PROBLEM STATEMENT –
Both boundary lines count: repeat, exactly and alone, the lines from the one containing "Reproduce this diagram with TikZ." to the one containing "anchor=base west] (matl)", with pictures left out.

RAW RECORDS –
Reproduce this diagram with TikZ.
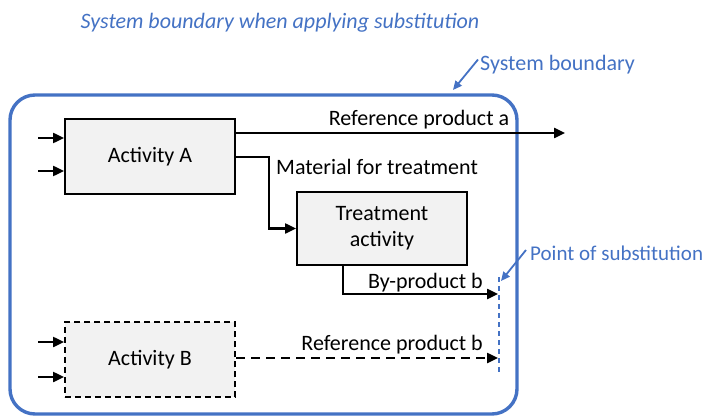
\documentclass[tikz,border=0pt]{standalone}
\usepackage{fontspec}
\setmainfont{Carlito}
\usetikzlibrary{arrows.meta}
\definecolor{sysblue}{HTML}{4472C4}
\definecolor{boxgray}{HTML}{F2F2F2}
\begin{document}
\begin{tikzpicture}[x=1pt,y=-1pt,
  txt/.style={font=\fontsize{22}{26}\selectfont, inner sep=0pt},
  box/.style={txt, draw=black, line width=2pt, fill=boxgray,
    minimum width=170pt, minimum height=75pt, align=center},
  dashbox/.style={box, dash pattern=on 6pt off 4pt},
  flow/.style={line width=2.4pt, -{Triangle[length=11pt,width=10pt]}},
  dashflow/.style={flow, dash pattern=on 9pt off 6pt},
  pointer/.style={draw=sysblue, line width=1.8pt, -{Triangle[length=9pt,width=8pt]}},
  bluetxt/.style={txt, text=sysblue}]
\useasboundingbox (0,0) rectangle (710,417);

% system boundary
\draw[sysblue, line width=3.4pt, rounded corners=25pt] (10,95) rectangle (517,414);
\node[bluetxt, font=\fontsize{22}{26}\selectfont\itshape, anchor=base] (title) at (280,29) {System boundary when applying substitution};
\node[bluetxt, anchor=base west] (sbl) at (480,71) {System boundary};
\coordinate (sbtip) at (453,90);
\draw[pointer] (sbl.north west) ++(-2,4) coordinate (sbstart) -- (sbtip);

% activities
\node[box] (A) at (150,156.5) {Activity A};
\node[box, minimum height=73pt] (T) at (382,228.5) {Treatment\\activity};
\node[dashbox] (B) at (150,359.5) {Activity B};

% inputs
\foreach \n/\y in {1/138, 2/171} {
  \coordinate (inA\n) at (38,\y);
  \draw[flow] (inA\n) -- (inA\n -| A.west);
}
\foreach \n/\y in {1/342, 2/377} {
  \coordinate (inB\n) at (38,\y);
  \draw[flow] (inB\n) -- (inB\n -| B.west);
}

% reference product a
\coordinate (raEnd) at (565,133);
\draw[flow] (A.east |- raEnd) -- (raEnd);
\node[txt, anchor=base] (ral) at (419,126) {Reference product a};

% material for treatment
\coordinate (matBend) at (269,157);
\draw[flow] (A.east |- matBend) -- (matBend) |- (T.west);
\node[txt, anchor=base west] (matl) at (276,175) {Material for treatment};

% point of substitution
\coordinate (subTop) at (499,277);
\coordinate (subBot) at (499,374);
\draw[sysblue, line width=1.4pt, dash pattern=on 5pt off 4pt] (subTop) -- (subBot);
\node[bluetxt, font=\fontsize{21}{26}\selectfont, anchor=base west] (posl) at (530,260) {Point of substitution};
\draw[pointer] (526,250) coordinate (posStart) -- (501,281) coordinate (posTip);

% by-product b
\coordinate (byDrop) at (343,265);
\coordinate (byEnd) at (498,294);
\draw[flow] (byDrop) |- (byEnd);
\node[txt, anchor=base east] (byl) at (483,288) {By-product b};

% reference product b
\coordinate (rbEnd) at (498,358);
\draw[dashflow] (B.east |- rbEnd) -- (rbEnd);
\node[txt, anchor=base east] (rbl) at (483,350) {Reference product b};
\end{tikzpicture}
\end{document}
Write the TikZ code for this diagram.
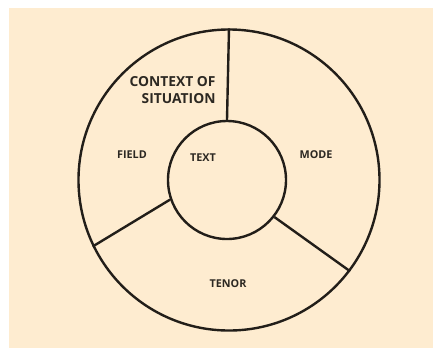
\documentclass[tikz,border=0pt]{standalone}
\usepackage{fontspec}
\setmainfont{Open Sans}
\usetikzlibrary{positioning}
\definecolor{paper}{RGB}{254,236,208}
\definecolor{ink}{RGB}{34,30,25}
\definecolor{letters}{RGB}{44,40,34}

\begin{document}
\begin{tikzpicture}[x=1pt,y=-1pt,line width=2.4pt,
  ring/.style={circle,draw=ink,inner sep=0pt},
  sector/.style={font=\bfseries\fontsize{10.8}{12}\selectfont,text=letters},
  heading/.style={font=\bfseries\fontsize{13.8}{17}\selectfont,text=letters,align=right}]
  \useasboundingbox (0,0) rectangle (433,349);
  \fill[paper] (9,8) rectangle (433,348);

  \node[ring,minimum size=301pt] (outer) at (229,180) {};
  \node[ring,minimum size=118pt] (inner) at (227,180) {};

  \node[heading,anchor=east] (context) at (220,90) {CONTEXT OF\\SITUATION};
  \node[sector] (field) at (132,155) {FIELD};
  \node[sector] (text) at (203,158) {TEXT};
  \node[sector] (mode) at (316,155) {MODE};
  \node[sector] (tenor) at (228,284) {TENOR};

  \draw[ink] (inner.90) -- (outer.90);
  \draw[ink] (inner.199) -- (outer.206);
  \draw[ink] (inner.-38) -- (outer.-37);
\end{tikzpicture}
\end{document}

...

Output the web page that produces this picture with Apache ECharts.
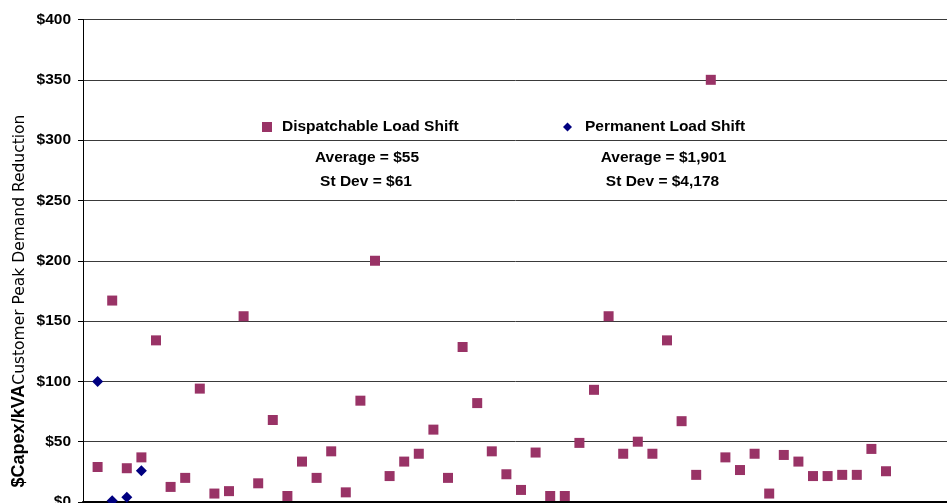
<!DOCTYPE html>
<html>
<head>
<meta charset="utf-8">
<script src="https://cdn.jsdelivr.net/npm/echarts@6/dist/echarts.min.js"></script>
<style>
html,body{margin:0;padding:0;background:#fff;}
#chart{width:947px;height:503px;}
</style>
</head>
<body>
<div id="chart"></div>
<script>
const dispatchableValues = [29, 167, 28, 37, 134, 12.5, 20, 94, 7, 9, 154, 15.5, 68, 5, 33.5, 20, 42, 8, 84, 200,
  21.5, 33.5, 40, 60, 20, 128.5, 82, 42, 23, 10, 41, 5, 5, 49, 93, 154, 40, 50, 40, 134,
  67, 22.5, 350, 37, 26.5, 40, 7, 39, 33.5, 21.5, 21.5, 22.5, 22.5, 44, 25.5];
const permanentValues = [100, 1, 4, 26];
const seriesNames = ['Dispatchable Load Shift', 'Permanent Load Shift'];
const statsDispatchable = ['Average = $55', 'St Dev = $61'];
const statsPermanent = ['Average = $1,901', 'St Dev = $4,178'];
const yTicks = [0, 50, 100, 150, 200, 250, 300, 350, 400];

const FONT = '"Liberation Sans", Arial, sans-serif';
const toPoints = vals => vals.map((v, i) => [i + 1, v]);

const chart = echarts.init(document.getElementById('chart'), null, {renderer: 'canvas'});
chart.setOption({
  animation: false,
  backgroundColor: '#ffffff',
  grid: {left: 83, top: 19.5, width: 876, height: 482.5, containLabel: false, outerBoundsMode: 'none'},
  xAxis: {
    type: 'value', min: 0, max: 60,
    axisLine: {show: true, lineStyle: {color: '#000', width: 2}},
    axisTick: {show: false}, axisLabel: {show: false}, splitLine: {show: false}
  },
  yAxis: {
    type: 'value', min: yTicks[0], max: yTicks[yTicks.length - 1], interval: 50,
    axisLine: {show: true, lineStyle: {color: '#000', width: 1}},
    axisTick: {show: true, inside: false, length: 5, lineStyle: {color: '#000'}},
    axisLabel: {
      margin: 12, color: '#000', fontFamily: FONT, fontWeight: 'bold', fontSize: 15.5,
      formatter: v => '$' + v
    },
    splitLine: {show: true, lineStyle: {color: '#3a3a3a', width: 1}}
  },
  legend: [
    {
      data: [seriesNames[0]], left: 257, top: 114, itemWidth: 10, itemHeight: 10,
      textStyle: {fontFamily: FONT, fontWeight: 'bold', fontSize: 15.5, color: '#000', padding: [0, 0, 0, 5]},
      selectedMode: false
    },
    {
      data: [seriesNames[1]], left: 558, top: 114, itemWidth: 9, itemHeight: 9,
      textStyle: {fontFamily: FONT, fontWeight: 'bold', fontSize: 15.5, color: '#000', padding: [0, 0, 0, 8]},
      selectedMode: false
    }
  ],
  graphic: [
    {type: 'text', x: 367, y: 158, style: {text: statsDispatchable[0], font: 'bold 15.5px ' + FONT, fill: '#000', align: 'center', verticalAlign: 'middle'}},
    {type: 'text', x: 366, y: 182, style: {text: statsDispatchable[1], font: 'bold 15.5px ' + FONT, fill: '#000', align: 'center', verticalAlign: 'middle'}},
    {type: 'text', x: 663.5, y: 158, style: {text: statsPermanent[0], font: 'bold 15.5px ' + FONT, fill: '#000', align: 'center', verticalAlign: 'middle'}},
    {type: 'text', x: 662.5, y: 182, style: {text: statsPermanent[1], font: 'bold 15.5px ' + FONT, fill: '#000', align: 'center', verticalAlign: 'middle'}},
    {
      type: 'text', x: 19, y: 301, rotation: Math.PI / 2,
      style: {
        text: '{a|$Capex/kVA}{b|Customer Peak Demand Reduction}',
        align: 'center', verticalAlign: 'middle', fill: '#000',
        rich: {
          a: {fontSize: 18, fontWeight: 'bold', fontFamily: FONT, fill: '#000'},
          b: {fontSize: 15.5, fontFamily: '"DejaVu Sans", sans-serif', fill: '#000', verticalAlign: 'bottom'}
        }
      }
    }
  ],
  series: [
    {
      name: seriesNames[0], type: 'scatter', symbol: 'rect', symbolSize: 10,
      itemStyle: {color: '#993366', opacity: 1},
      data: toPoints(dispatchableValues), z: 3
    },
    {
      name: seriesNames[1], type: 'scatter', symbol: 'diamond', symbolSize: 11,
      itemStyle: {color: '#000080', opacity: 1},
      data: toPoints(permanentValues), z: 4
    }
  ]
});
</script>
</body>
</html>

ANSWER TO THIS EXERCISE –
Reproduce this diagram with TikZ.
\documentclass[tikz,border=0pt]{standalone}
\usepackage{fontspec}
\setmainfont{Carlito}
\usetikzlibrary{arrows.meta}
\definecolor{sysblue}{HTML}{4472C4}
\definecolor{boxgray}{HTML}{F2F2F2}
\begin{document}
\begin{tikzpicture}[x=1pt,y=-1pt,
  txt/.style={font=\fontsize{22}{26}\selectfont, inner sep=0pt},
  box/.style={txt, draw=black, line width=2pt, fill=boxgray,
    minimum width=170pt, minimum height=75pt, align=center},
  dashbox/.style={box, dash pattern=on 6pt off 4pt},
  flow/.style={line width=2.4pt, -{Triangle[length=11pt,width=10pt]}},
  dashflow/.style={flow, dash pattern=on 9pt off 6pt},
  pointer/.style={draw=sysblue, line width=1.8pt, -{Triangle[length=9pt,width=8pt]}},
  bluetxt/.style={txt, text=sysblue}]
\useasboundingbox (0,0) rectangle (710,417);

% system boundary
\draw[sysblue, line width=3.4pt, rounded corners=25pt] (10,95) rectangle (517,414);
\node[bluetxt, font=\fontsize{22}{26}\selectfont\itshape, anchor=base] (title) at (280,29) {System boundary when applying substitution};
\node[bluetxt, anchor=base west] (sbl) at (480,71) {System boundary};
\coordinate (sbtip) at (453,90);
\draw[pointer] (sbl.north west) ++(-2,4) coordinate (sbstart) -- (sbtip);

% activities
\node[box] (A) at (150,156.5) {Activity A};
\node[box, minimum height=73pt] (T) at (382,228.5) {Treatment\\activity};
\node[dashbox] (B) at (150,359.5) {Activity B};

% inputs
\foreach \n/\y in {1/138, 2/171} {
  \coordinate (inA\n) at (38,\y);
  \draw[flow] (inA\n) -- (inA\n -| A.west);
}
\foreach \n/\y in {1/342, 2/377} {
  \coordinate (inB\n) at (38,\y);
  \draw[flow] (inB\n) -- (inB\n -| B.west);
}

% reference product a
\coordinate (raEnd) at (565,133);
\draw[flow] (A.east |- raEnd) -- (raEnd);
\node[txt, anchor=base] (ral) at (419,126) {Reference product a};

% material for treatment
\coordinate (matBend) at (269,157);
\draw[flow] (A.east |- matBend) -- (matBend) |- (T.west);
\node[txt, anchor=base west] (matl) at (276,175) {Material for treatment};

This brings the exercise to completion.